Francis taught three waves of revolution had taken place in modern history: first was the Industrial Revolution that commenced in the Middle of the 18th century, with innovations like the steam engine and the spinning jenny; with the second, in the latter part of the 19th century, came mass industrialisation; followed by the third wave, the development of information technology in the second half of the 20th century.
With the start of the third millennium the fourth revolution was at hand: the age of robotics, not the humanoid form as imagined by early science fiction writers, but one that replaced human intelligence and in a multitude of physical forms; on land, sea and air; in homes, offices and factories; in schools, universities and hospitals, in agriculture, animal husbandry and the food supply chain, all at the service of humanity … that is to say those fortunate enough to live in the developed or the nascent Cornucopian world.

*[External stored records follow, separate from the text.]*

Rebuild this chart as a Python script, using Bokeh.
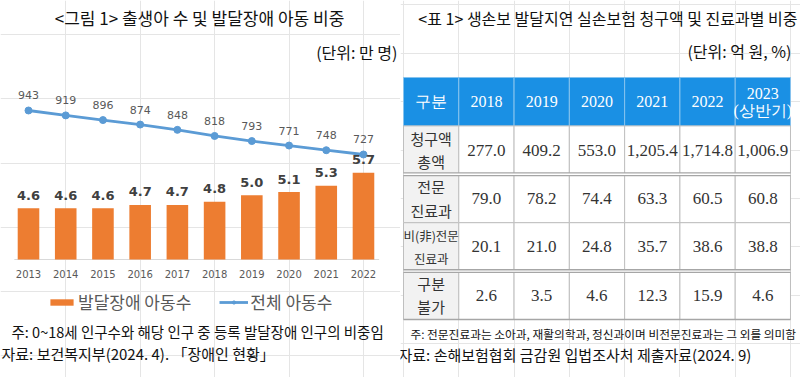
from bokeh.plotting import figure
from bokeh.layouts import row
from bokeh.models import Range1d, Legend, LegendItem
from bokeh.core.properties import value
from bokeh.embed import file_html
from bokeh.resources import INLINE

# ---------------- data: left chart ----------------
years = [2013, 2014, 2015, 2016, 2017, 2018, 2019, 2020, 2021, 2022]
dev_disability_children = [4.6, 4.6, 4.6, 4.7, 4.7, 4.8, 5.0, 5.1, 5.3, 5.7]
total_children = [943, 919, 896, 874, 848, 818, 793, 771, 748, 727]
bar_series_name = "발달장애 아동수"
line_series_name = "전체 아동수"
left_title = "<그림 1> 출생아 수 및 발달장애 아동 비중"
left_unit = "(단위: 만 명)"
left_note = "주: 0~18세 인구수와 해당 인구 중 등록 발달장애 인구의 비중임"
left_source = "자료: 보건복지부(2024. 4). 「장애인 현황」"

# ---------------- data: right table ----------------
table_columns = ["구분", "2018", "2019", "2020", "2021", "2022", "2023(상반기)"]
table_header_labels = ["구분", "2018", "2019", "2020", "2021", "2022", "2023\n(상반기)"]
row_labels = ["청구액\n총액", "전문\n진료과", "비(非)전문\n진료과", "구분\n불가"]
claims_total = [277.0, 409.2, 553.0, 1205.4, 1714.8, 1006.9]
specialist_share = [79.0, 78.2, 74.4, 63.3, 60.5, 60.8]
non_specialist_share = [20.1, 21.0, 24.8, 35.7, 38.6, 38.8]
unclassified_share = [2.6, 3.5, 4.6, 12.3, 15.9, 4.6]
right_title = "<표 1> 생손보 발달지연 실손보험 청구액 및 진료과별 비중"
right_unit = "(단위: 억 원, %)"
right_note = "주: 전문진료과는 소아과, 재활의학과, 정신과이며 비전문진료과는 그 외를 의미함"
right_source = "자료: 손해보험협회 금감원 입법조사처 제출자료(2024. 9)"

# ---------------- styles ----------------
KR = value("Noto Sans CJK KR")
NUM = value("DejaVu Sans")
SERIF = value("Liberation Serif")
ORANGE = "#ED7D31"
BLUE = "#5B9BD5"
GREY_TXT = "#595959"
HEADER_BLUE = "#1A90E4"
INK = "#111111"

W, H = 400, 377
BAR_BASE = 3.0

# ================= left: combo chart =================
p1 = figure(width=W, height=H, x_range=Range1d(2012.2477, 2022.9946),
            y_range=Range1d(-0.676, 11.0685), x_axis_location=None, y_axis_location=None,
            toolbar_location=None, output_backend="svg", min_border=0, title=None,
            outline_line_color=None)
p1.extra_x_ranges = {"px": Range1d(0, 400)}
p1.extra_y_ranges = {"py": Range1d(377, 0), "total": Range1d(-367.75, 1483.0)}

# axis base line
p1.segment(x0=[years[0] - 0.38], x1=[years[-1] + 0.42], y0=[BAR_BASE], y1=[BAR_BASE],
           line_color="#D9D9D9", line_width=1)

bars = p1.vbar(x=years, top=dev_disability_children, bottom=BAR_BASE, width=0.58,
               fill_color=ORANGE, line_color=None)
line = p1.line(years, total_children, y_range_name="total", line_color=BLUE, line_width=2.8)
pts = p1.scatter(years, total_children, y_range_name="total", size=7,
                 fill_color=BLUE, line_color=BLUE)

p1.text(x=years, y=total_children, text=[str(v) for v in total_children],
        y_range_name="total", y_offset=-15, text_align="center", text_baseline="middle",
        text_font=NUM, text_font_size="11px", text_color=GREY_TXT)
p1.text(x=years, y=dev_disability_children, text=[f"{v:.1f}" for v in dev_disability_children],
        y_offset=-13, text_align="center", text_baseline="middle", text_font=NUM,
        text_font_style="bold", text_font_size="13px", text_color="#404040")

# category tick labels
TICK_Y = 273
p1.text(x=years, y=[TICK_Y] * len(years), y_range_name="py", text=[str(y) for y in years],
        text_align="center", text_baseline="middle", text_font=NUM, text_font_size="10px",
        text_color=GREY_TXT)

# titles and notes
p1.text(x=[199], y=[17], x_range_name="px", y_range_name="py", text=[left_title],
        text_align="center", text_baseline="middle", text_font=KR, text_font_size="17px",
        text_color=INK)
p1.text(x=[397], y=[51], x_range_name="px", y_range_name="py", text=[left_unit],
        text_align="right", text_baseline="middle", text_font=KR, text_font_size="16px",
        text_color=INK)
p1.text(x=[11], y=[331], x_range_name="px", y_range_name="py", text=[left_note],
        text_align="left", text_baseline="middle", text_font=KR, text_font_size="14.5px",
        text_color=INK)
p1.text(x=[1], y=[353], x_range_name="px", y_range_name="py", text=[left_source],
        text_align="left", text_baseline="middle", text_font=KR, text_font_size="15px",
        text_color=INK)

legend = Legend(items=[LegendItem(label=bar_series_name, renderers=[bars]),
                       LegendItem(label=line_series_name, renderers=[line, pts])],
                orientation="horizontal", location=(47, 63), glyph_width=29, glyph_height=8,
                label_height=16, label_standoff=2, spacing=28, padding=0, margin=0,
                border_line_color=None, background_fill_alpha=0,
                label_text_font="Noto Sans CJK KR", label_text_font_size="17px",
                label_text_color=GREY_TXT)
p1.add_layout(legend)

# ================= right: table =================
n_cols = len(table_columns)
col_pos = {c: i + 0.5 for i, c in enumerate(table_columns)}   # column index scale
p2 = figure(width=W, height=H, x_range=Range1d(-0.0543, 7.181),
            y_range=Range1d(5.698, -2.091), x_axis_location=None, y_axis_location=None,
            toolbar_location=None, output_backend="svg", min_border=0, title=None,
            outline_line_color=None)
p2.extra_x_ranges = {"px": Range1d(400, 800)}
p2.extra_y_ranges = {"py": Range1d(377, 0)}

series = [claims_total, specialist_share, non_specialist_share, unclassified_share]
header_x = [col_pos[c] for c in table_columns]

# header cells
p2.rect(x=header_x, y=[0] * n_cols, width=1, height=1, fill_color=HEADER_BLUE,
        line_color="#86C3EE", line_width=1)
# row label cells
row_idx = list(range(1, len(series) + 1))
p2.rect(x=[col_pos[table_columns[0]]] * len(series), y=row_idx, width=1, height=1,
        fill_color="#F2F2F2", line_color="#BFBFBF", line_width=1)
# value cells
vx, vy, vt = [], [], []
for r, vals in zip(row_idx, series):
    for c, v in zip(table_columns[1:], vals):
        vx.append(col_pos[c])
        vy.append(r)
        vt.append(f"{v:,.1f}")
p2.rect(x=vx, y=vy, width=1, height=1, fill_color="white", line_color="#BFBFBF", line_width=1)

# double separators
p2.segment(x0=[0, 0], x1=[n_cols, n_cols], y0=[1.5, 3.5], y1=[1.5, 3.5],
           line_color="#A6A6A6", line_width=4)
p2.segment(x0=[0, 0], x1=[n_cols, n_cols], y0=[1.5, 3.5], y1=[1.5, 3.5],
           line_color="white", line_width=1.4)
p2.segment(x0=[0], x1=[n_cols], y0=[len(series) + 0.5], y1=[len(series) + 0.5],
           line_color="#A6A6A6", line_width=1.5)

# header text
p2.text(x=header_x, y=[0] * n_cols, text=table_header_labels, text_align="center",
        text_baseline="middle", text_font=SERIF, text_font_size="16px", text_color="white",
        text_line_height=1.0)
# row label text
main_rows = [i for i in range(len(row_labels)) if i != 2]
lab_x = col_pos[table_columns[0]]
p2.text(x=[lab_x] * len(main_rows), y=[row_idx[i] for i in main_rows],
        text=[row_labels[i] for i in main_rows], text_align="center", text_baseline="middle",
        text_font=KR, text_font_size="15px", text_color="#333333", text_line_height=1.1)
p2.text(x=[lab_x], y=[row_idx[2]], text=[row_labels[2]], text_align="center",
        text_baseline="middle", text_font=KR, text_font_size="12.5px", text_color="#333333",
        text_line_height=1.25)
# values
p2.text(x=vx, y=vy, text=vt, text_align="center", text_baseline="middle", text_font=SERIF,
        text_font_size="17px", text_color="#333333")

# titles and notes
p2.text(x=[797], y=[17], x_range_name="px", y_range_name="py", text=[right_title],
        text_align="right", text_baseline="middle", text_font=KR, text_font_size="16px",
        text_color=INK)
p2.text(x=[791], y=[50], x_range_name="px", y_range_name="py", text=[right_unit],
        text_align="right", text_baseline="middle", text_font=KR, text_font_size="16px",
        text_color=INK)
p2.text(x=[410], y=[333], x_range_name="px", y_range_name="py", text=[right_note],
        text_align="left", text_baseline="middle", text_font=KR, text_font_size="11.7px",
        text_color=INK)
p2.text(x=[398], y=[354], x_range_name="px", y_range_name="py", text=[right_source],
        text_align="left", text_baseline="middle", text_font=KR, text_font_size="15px",
        text_color=INK)

layout = row(p1, p2)
open("out.html", "w").write(file_html(layout, INLINE))
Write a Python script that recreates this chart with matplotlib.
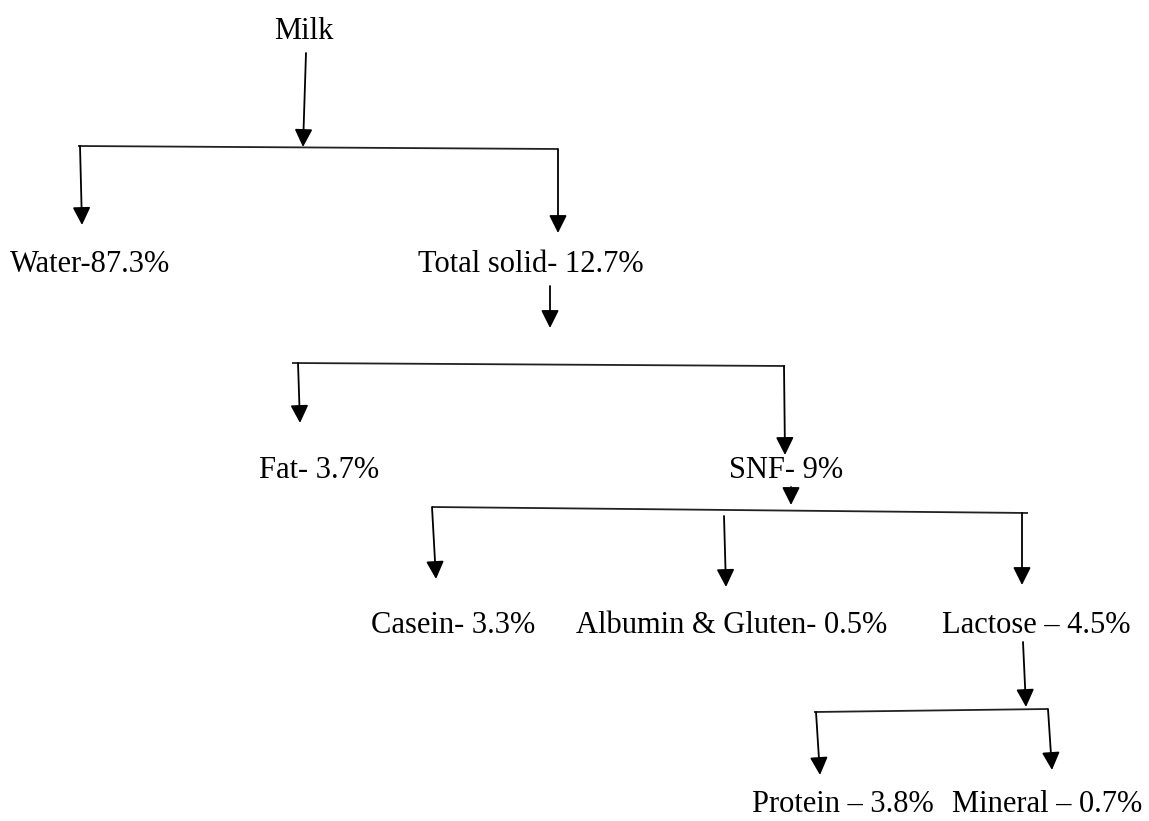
import matplotlib.pyplot as plt

# узлы дерева состава молока
labels = ['Milk', 'Water-87.3%', 'Total solid- 12.7%', 'Fat- 3.7%', 'SNF- 9%',
          'Casein- 3.3%', 'Albumin & Gluten- 0.5%', 'Lactose \u2013 4.5%',
          'Protein \u2013 3.8%', 'Mineral \u2013 0.7%']

# раскладка (в пикселях картинки), y - базовая линия текста
label_x = [304, 10, 418, 259, 729, 371, 576, 942, 752, 952]
label_y = [39, 272, 272, 478, 478, 633, 633, 633, 812, 812]
label_ha = ['center'] + ['left'] * 9

# горизонтальные перекладины
bars = [((78, 146), (558, 149)),
        ((292, 363), (785, 366)),
        ((432, 507), (1028, 513)),
        ((814, 712), (1048, 709))]

# стрелки: начало -> остриё
arrows = [((306, 53), (303, 147)),
          ((80, 146), (82, 225)),
          ((558, 149), (558, 233)),
          ((550, 286), (550, 328)),
          ((298, 363), (300, 423)),
          ((784, 366), (785, 455)),
          ((791, 487), (791, 505)),
          ((432, 507), (436, 579)),
          ((724, 516), (726, 587)),
          ((1022, 513), (1022, 585)),
          ((1023, 642), (1026, 707)),
          ((816, 712), (820, 775)),
          ((1048, 709), (1052, 770))]

fig = plt.figure(figsize=(11.49, 8.21), dpi=100)
ax = fig.add_axes([0, 0, 1, 1])
ax.set_xlim(0, 1149)
ax.set_ylim(821, 0)
ax.axis('off')

for (x0, y0), (x1, y1) in bars:
    ax.plot([x0, x1], [y0, y1], color='#222222', lw=1.3, solid_capstyle='butt')

for start, tip in arrows:
    ax.annotate('', xy=tip, xytext=start,
                arrowprops=dict(arrowstyle='-|>,head_length=0.4,head_width=0.2',
                                mutation_scale=27, color='black', lw=1.3,
                                shrinkA=0, shrinkB=0))

for t, x, y, ha in zip(labels, label_x, label_y, label_ha):
    ax.text(x, y, t, ha=ha, va='baseline', fontsize=22,
            family=['Liberation Serif', 'DejaVu Serif'], color='black')

fig.savefig('out.png', dpi=100)
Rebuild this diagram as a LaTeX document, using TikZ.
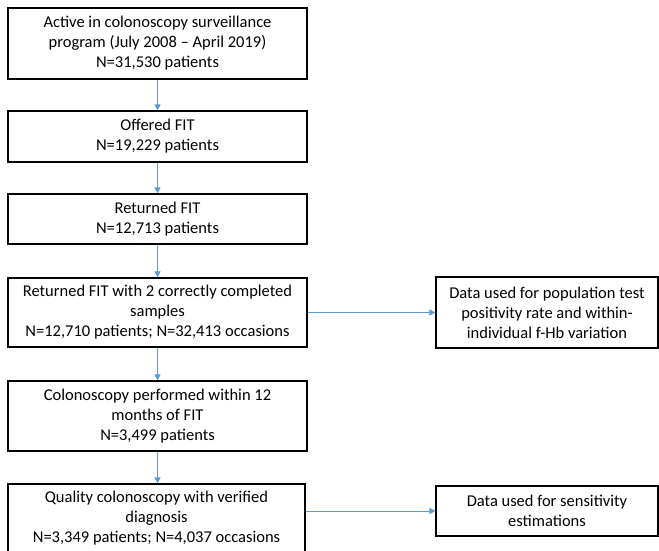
\documentclass[tikz,border=0pt]{standalone}
\usepackage{fontspec}
\setmainfont{Carlito}
\usetikzlibrary{arrows.meta}
\definecolor{arrblue}{RGB}{91,155,213}
\tikzset{
  x=1bp, y=-1bp,
  box/.style={draw=black, line width=1.2bp, align=center, inner sep=0pt,
    font=\fontsize{16.5bp}{20bp}\selectfont},
  conn/.style={draw=arrblue, line width=0.9bp, -{Triangle[length=6bp,width=6bp]}}
}
\begin{document}
\begin{tikzpicture}
\useasboundingbox (0,0) rectangle (659,551);
\node[box, minimum width=299bp, minimum height=71bp] (b1) at (157.5,43.5)
  {Active in colonoscopy surveillance\\program (July 2008 -- April 2019)\\N=31,530 patients};
\node[box, minimum width=299bp, minimum height=51bp] (b2) at (157.5,136.5)
  {Offered FIT\\N=19,229 patients};
\node[box, minimum width=299bp, minimum height=50bp] (b3) at (157.5,219)
  {Returned FIT\\N=12,713 patients};
\node[box, minimum width=299bp, minimum height=69bp] (b4) at (157.5,312.5)
  {Returned FIT with 2 correctly completed\\samples\\N=12,710 patients; N=32,413 occasions};
\node[box, minimum width=299bp, minimum height=70bp] (b5) at (157.5,416)
  {Colonoscopy performed within 12\\months of FIT\\N=3,499 patients};
\node[box, minimum width=297bp, minimum height=68bp] (b6) at (156.5,518)
  {Quality colonoscopy with verified\\diagnosis\\N=3,349 patients; N=4,037 occasions};
\node[box, minimum width=222bp, minimum height=71bp] (r1) at (547,312.5)
  {Data used for population test\\positivity rate and within-\\individual f-Hb variation};
\node[box, minimum width=222bp, minimum height=50bp] (r2) at (547,511)
  {Data used for sensitivity\\estimations};
\draw[conn] (b1.south) -- (b2.north);
\draw[conn] (b2.south) -- (b3.north);
\draw[conn] (b3.south) -- (b4.north);
\draw[conn] (b4.south) -- (b5.north);
\draw[conn] (b5.south) -- (b5.south |- b6.north);
\draw[conn] (b4.east) -- (r1.west);
\draw[conn] (r2.west -| b6.east) -- (r2.west);
\end{tikzpicture}
\end{document}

Francis asked his students whether privileged nations would ring-fence themselves, building physical barriers, in the same way as European nations were building fences and setting up frontiers to keep out the tired, poor, huddled masses, yearning to breathe free, the wretched refuse of teeming foreign shores1. Abandoning them to their dysfunctional universe where wild ideologies converged in a Mad Max like mosaic of societies, which resembled those of the Middle Ages in the dark days that followed the Pest.
Science fiction writers had not been wrong when they imagined humanity having to find another role; being a mindless consumer was never on the books, nor that of a Renaissance courtier: drinking, dancing and fornicating as warring princes plotted.
But what? In the age of discovery men had left home in search of riches and new worlds to conquer, but when they were rich and had all they wanted that urge faded. In 2015, few wanted to fight the savages at their gates; it was a task for sophisticated machines beyond a desolate no-mans-land.
Talk of productivity, the distribution of incomes and technology’s impact on the labour share was patent nonsense in such a society, Francis explained, as for bargaining power the idea was absurd, how could you bargain with machines?
The great error of Keynes was he had imagined lifeless machines, controlled and operated by men. How could he have imagined machines possessing their own brains, which once they could think would condemn human labour to history.
The over-simplification of how machines thought: a simple binary process, was akin to reducing human brains to simply cells or electrical impulses. Francis remembered visiting a company in Finland with his friend Kalevi Kyyrönen, where a tree harvesting machine had been invented that walked on six legs rather than four wheels. Their design was initially based on the manner in which insects walked. But their inventors were stymied by a complex algorithm involving an insoluble series of calculations. Finally they discovered to their surprise a basic logic device solved the problem, in effect nature had provided the answer, modelling the way insects walked, a simple ready made solution for their marvellous machines.
Beyond this example of nature’s way, technology had given way to a cognitive learning process which reasoned in the same way as did the human brain.